(Source code of charts)
■ ■ ■ ■ ■ ■ ■

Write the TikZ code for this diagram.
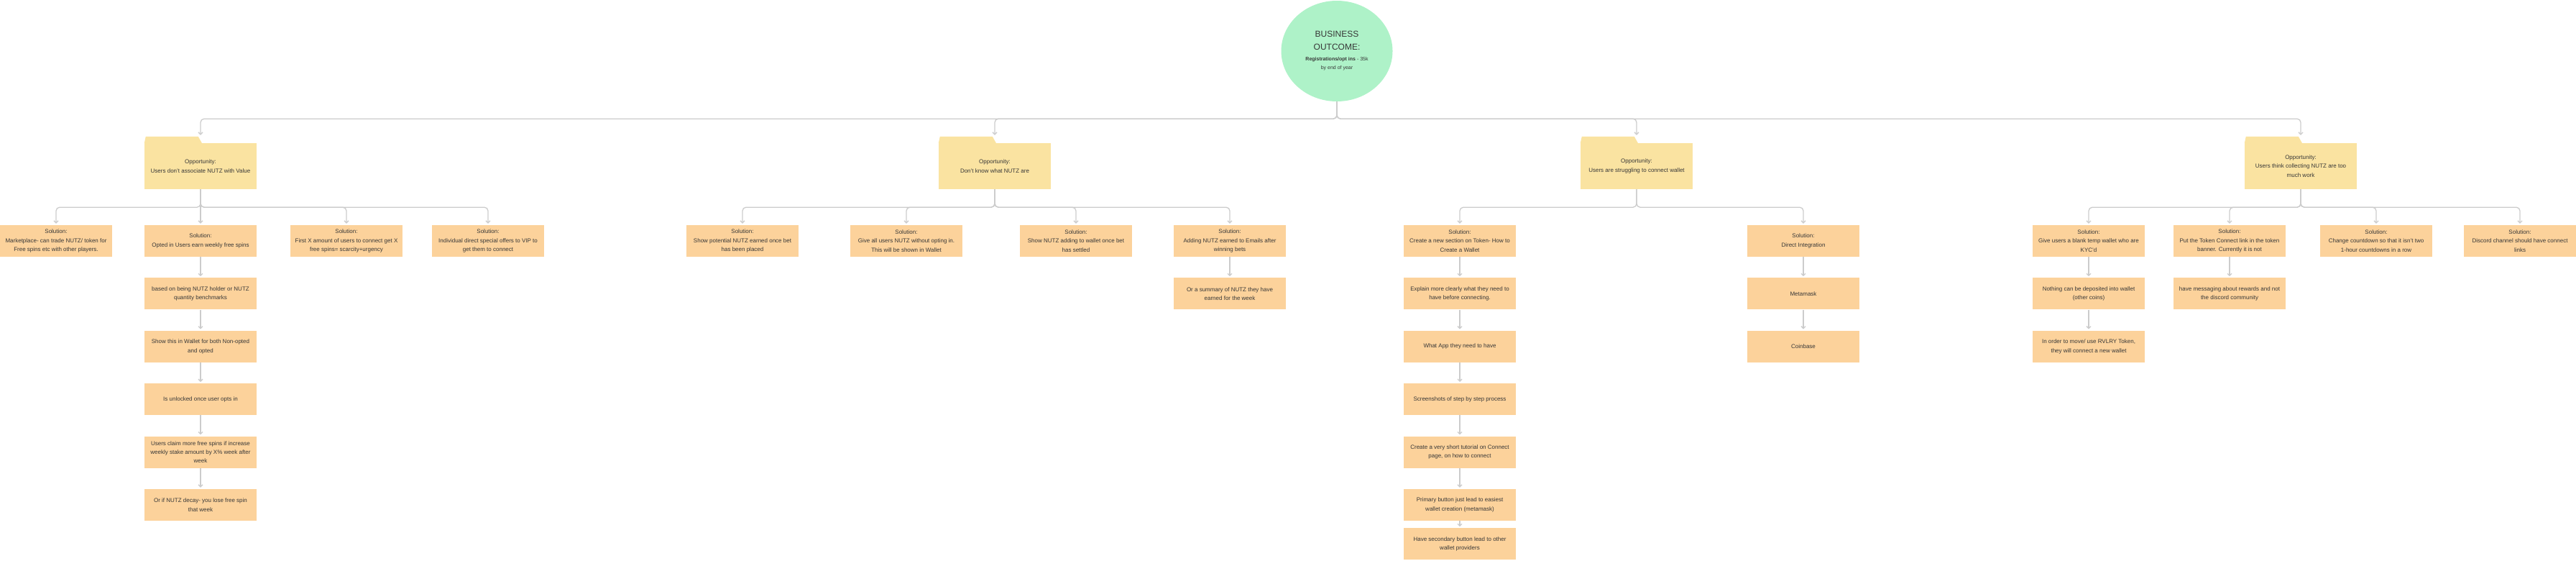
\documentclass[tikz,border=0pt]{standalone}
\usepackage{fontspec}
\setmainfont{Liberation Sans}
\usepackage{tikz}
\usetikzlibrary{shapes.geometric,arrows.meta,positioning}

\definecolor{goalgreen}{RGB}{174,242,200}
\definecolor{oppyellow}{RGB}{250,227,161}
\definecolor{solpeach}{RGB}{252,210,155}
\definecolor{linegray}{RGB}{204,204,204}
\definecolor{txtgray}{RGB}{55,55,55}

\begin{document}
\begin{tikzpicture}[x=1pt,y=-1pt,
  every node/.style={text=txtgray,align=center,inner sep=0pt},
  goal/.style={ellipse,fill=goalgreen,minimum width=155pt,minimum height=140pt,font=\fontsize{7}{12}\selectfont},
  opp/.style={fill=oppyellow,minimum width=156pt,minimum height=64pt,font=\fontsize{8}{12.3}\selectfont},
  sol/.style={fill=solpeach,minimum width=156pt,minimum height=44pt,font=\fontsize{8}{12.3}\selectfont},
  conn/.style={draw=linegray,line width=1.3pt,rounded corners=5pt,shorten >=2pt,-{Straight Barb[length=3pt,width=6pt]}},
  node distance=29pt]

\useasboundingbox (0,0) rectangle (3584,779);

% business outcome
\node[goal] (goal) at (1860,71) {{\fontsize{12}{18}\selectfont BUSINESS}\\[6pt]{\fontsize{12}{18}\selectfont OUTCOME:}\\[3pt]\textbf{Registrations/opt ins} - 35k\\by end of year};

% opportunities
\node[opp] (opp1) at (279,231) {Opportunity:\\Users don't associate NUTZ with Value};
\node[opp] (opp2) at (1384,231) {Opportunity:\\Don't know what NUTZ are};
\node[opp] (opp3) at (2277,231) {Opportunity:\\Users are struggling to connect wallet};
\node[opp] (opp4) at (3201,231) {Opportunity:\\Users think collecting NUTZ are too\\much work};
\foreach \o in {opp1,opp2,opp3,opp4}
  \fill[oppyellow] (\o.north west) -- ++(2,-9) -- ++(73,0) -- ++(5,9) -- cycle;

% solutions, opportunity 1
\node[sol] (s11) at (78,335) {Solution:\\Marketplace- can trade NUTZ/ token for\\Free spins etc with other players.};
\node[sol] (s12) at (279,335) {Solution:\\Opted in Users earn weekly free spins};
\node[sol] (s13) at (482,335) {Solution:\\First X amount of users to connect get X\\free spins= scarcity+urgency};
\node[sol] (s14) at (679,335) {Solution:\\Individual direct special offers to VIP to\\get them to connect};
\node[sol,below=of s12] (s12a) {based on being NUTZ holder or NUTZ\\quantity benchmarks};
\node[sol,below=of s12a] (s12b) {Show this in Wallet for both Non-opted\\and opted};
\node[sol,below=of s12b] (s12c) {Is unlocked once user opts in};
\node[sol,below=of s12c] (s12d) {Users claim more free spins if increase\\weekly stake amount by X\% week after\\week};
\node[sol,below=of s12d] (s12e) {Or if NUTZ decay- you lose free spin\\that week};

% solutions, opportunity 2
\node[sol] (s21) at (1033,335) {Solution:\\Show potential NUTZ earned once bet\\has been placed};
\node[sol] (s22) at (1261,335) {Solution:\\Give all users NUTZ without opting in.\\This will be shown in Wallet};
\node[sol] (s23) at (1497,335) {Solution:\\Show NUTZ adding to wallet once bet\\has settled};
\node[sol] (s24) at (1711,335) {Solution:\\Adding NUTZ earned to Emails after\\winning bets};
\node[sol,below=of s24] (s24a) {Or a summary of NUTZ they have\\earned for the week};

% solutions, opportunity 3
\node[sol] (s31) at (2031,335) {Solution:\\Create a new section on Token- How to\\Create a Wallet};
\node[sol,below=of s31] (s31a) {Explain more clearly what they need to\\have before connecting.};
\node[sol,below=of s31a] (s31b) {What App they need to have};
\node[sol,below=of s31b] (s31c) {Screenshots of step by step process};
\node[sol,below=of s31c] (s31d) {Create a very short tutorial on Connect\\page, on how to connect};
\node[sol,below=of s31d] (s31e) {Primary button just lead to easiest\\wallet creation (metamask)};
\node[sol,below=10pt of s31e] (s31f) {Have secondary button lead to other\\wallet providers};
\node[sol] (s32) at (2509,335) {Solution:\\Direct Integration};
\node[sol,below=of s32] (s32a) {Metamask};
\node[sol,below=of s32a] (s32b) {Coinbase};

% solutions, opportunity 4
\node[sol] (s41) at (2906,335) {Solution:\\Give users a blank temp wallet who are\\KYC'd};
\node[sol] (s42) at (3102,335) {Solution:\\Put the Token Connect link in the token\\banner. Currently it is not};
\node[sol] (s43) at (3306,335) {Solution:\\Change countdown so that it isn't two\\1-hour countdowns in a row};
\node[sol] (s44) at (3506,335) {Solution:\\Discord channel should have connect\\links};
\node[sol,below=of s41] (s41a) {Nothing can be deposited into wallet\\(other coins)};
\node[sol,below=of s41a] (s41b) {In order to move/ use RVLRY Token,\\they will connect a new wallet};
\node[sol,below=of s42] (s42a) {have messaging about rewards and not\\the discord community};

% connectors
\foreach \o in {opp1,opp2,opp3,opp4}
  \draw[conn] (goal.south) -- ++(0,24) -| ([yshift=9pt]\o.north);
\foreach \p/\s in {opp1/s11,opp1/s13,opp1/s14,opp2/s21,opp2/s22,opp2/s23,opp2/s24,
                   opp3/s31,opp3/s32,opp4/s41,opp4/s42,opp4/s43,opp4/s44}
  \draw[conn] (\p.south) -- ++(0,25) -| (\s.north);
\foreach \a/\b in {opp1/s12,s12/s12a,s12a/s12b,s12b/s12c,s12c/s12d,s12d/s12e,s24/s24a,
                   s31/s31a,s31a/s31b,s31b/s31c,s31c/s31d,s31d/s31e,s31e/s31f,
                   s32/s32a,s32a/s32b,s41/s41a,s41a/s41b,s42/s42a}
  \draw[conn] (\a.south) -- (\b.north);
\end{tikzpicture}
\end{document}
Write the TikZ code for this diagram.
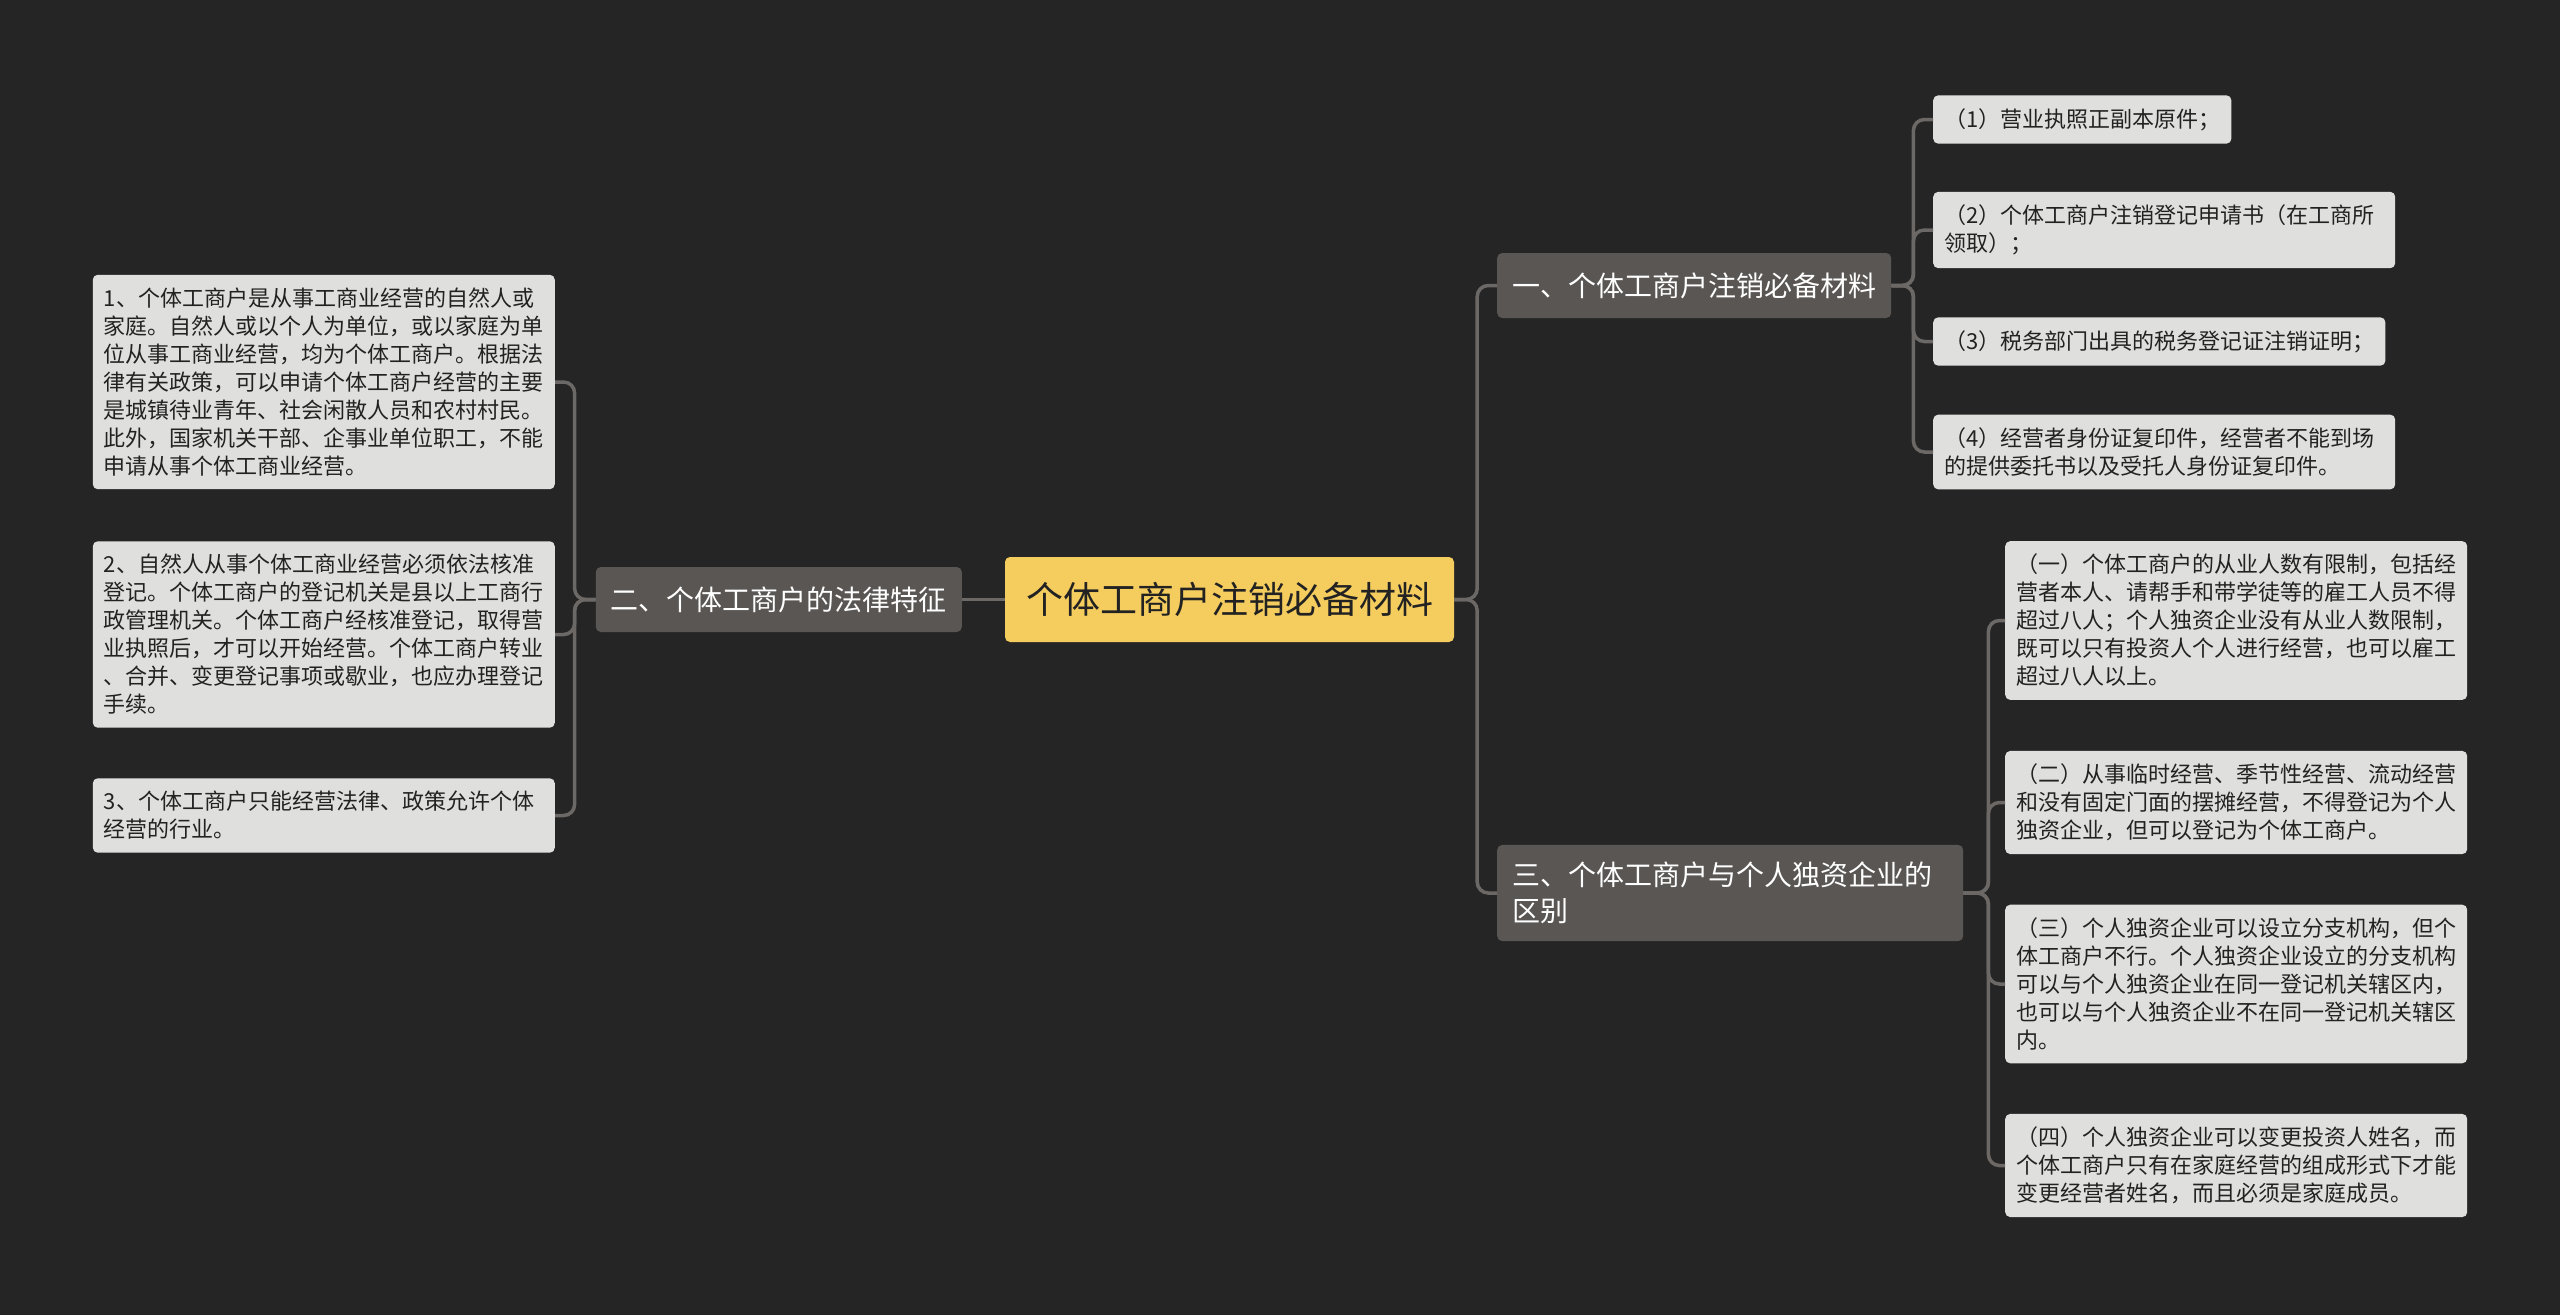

■ ■ ■ ■ ■ ■ ■

DIRECTIVE: Quote every line word for word and keep the images out of the copy.

TASK RESPONSE:
Write the TikZ code for this diagram.
\documentclass[tikz,border=0pt]{standalone}
\usepackage{fontspec}
\setmainfont{Liberation Sans}
\usepackage{tikz}
\usetikzlibrary{shapes.geometric,arrows.meta,positioning}

\definecolor{goalgreen}{RGB}{174,242,200}
\definecolor{oppyellow}{RGB}{250,227,161}
\definecolor{solpeach}{RGB}{252,210,155}
\definecolor{linegray}{RGB}{204,204,204}
\definecolor{txtgray}{RGB}{55,55,55}

\begin{document}
\begin{tikzpicture}[x=1pt,y=-1pt,
  every node/.style={text=txtgray,align=center,inner sep=0pt},
  goal/.style={ellipse,fill=goalgreen,minimum width=155pt,minimum height=140pt,font=\fontsize{7}{12}\selectfont},
  opp/.style={fill=oppyellow,minimum width=156pt,minimum height=64pt,font=\fontsize{8}{12.3}\selectfont},
  sol/.style={fill=solpeach,minimum width=156pt,minimum height=44pt,font=\fontsize{8}{12.3}\selectfont},
  conn/.style={draw=linegray,line width=1.3pt,rounded corners=5pt,shorten >=2pt,-{Straight Barb[length=3pt,width=6pt]}},
  node distance=29pt]

\useasboundingbox (0,0) rectangle (3584,779);

% business outcome
\node[goal] (goal) at (1860,71) {{\fontsize{12}{18}\selectfont BUSINESS}\\[6pt]{\fontsize{12}{18}\selectfont OUTCOME:}\\[3pt]\textbf{Registrations/opt ins} - 35k\\by end of year};

% opportunities
\node[opp] (opp1) at (279,231) {Opportunity:\\Users don't associate NUTZ with Value};
\node[opp] (opp2) at (1384,231) {Opportunity:\\Don't know what NUTZ are};
\node[opp] (opp3) at (2277,231) {Opportunity:\\Users are struggling to connect wallet};
\node[opp] (opp4) at (3201,231) {Opportunity:\\Users think collecting NUTZ are too\\much work};
\foreach \o in {opp1,opp2,opp3,opp4}
  \fill[oppyellow] (\o.north west) -- ++(2,-9) -- ++(73,0) -- ++(5,9) -- cycle;

% solutions, opportunity 1
\node[sol] (s11) at (78,335) {Solution:\\Marketplace- can trade NUTZ/ token for\\Free spins etc with other players.};
\node[sol] (s12) at (279,335) {Solution:\\Opted in Users earn weekly free spins};
\node[sol] (s13) at (482,335) {Solution:\\First X amount of users to connect get X\\free spins= scarcity+urgency};
\node[sol] (s14) at (679,335) {Solution:\\Individual direct special offers to VIP to\\get them to connect};
\node[sol,below=of s12] (s12a) {based on being NUTZ holder or NUTZ\\quantity benchmarks};
\node[sol,below=of s12a] (s12b) {Show this in Wallet for both Non-opted\\and opted};
\node[sol,below=of s12b] (s12c) {Is unlocked once user opts in};
\node[sol,below=of s12c] (s12d) {Users claim more free spins if increase\\weekly stake amount by X\% week after\\week};
\node[sol,below=of s12d] (s12e) {Or if NUTZ decay- you lose free spin\\that week};

% solutions, opportunity 2
\node[sol] (s21) at (1033,335) {Solution:\\Show potential NUTZ earned once bet\\has been placed};
\node[sol] (s22) at (1261,335) {Solution:\\Give all users NUTZ without opting in.\\This will be shown in Wallet};
\node[sol] (s23) at (1497,335) {Solution:\\Show NUTZ adding to wallet once bet\\has settled};
\node[sol] (s24) at (1711,335) {Solution:\\Adding NUTZ earned to Emails after\\winning bets};
\node[sol,below=of s24] (s24a) {Or a summary of NUTZ they have\\earned for the week};

% solutions, opportunity 3
\node[sol] (s31) at (2031,335) {Solution:\\Create a new section on Token- How to\\Create a Wallet};
\node[sol,below=of s31] (s31a) {Explain more clearly what they need to\\have before connecting.};
\node[sol,below=of s31a] (s31b) {What App they need to have};
\node[sol,below=of s31b] (s31c) {Screenshots of step by step process};
\node[sol,below=of s31c] (s31d) {Create a very short tutorial on Connect\\page, on how to connect};
\node[sol,below=of s31d] (s31e) {Primary button just lead to easiest\\wallet creation (metamask)};
\node[sol,below=10pt of s31e] (s31f) {Have secondary button lead to other\\wallet providers};
\node[sol] (s32) at (2509,335) {Solution:\\Direct Integration};
\node[sol,below=of s32] (s32a) {Metamask};
\node[sol,below=of s32a] (s32b) {Coinbase};

% solutions, opportunity 4
\node[sol] (s41) at (2906,335) {Solution:\\Give users a blank temp wallet who are\\KYC'd};
\node[sol] (s42) at (3102,335) {Solution:\\Put the Token Connect link in the token\\banner. Currently it is not};
\node[sol] (s43) at (3306,335) {Solution:\\Change countdown so that it isn't two\\1-hour countdowns in a row};
\node[sol] (s44) at (3506,335) {Solution:\\Discord channel should have connect\\links};
\node[sol,below=of s41] (s41a) {Nothing can be deposited into wallet\\(other coins)};
\node[sol,below=of s41a] (s41b) {In order to move/ use RVLRY Token,\\they will connect a new wallet};
\node[sol,below=of s42] (s42a) {have messaging about rewards and not\\the discord community};

% connectors
\foreach \o in {opp1,opp2,opp3,opp4}
  \draw[conn] (goal.south) -- ++(0,24) -| ([yshift=9pt]\o.north);
\foreach \p/\s in {opp1/s11,opp1/s13,opp1/s14,opp2/s21,opp2/s22,opp2/s23,opp2/s24,
                   opp3/s31,opp3/s32,opp4/s41,opp4/s42,opp4/s43,opp4/s44}
  \draw[conn] (\p.south) -- ++(0,25) -| (\s.north);
\foreach \a/\b in {opp1/s12,s12/s12a,s12a/s12b,s12b/s12c,s12c/s12d,s12d/s12e,s24/s24a,
                   s31/s31a,s31a/s31b,s31b/s31c,s31c/s31d,s31d/s31e,s31e/s31f,
                   s32/s32a,s32a/s32b,s41/s41a,s41a/s41b,s42/s42a}
  \draw[conn] (\a.south) -- (\b.north);
\end{tikzpicture}
\end{document}
Write the TikZ code for this diagram.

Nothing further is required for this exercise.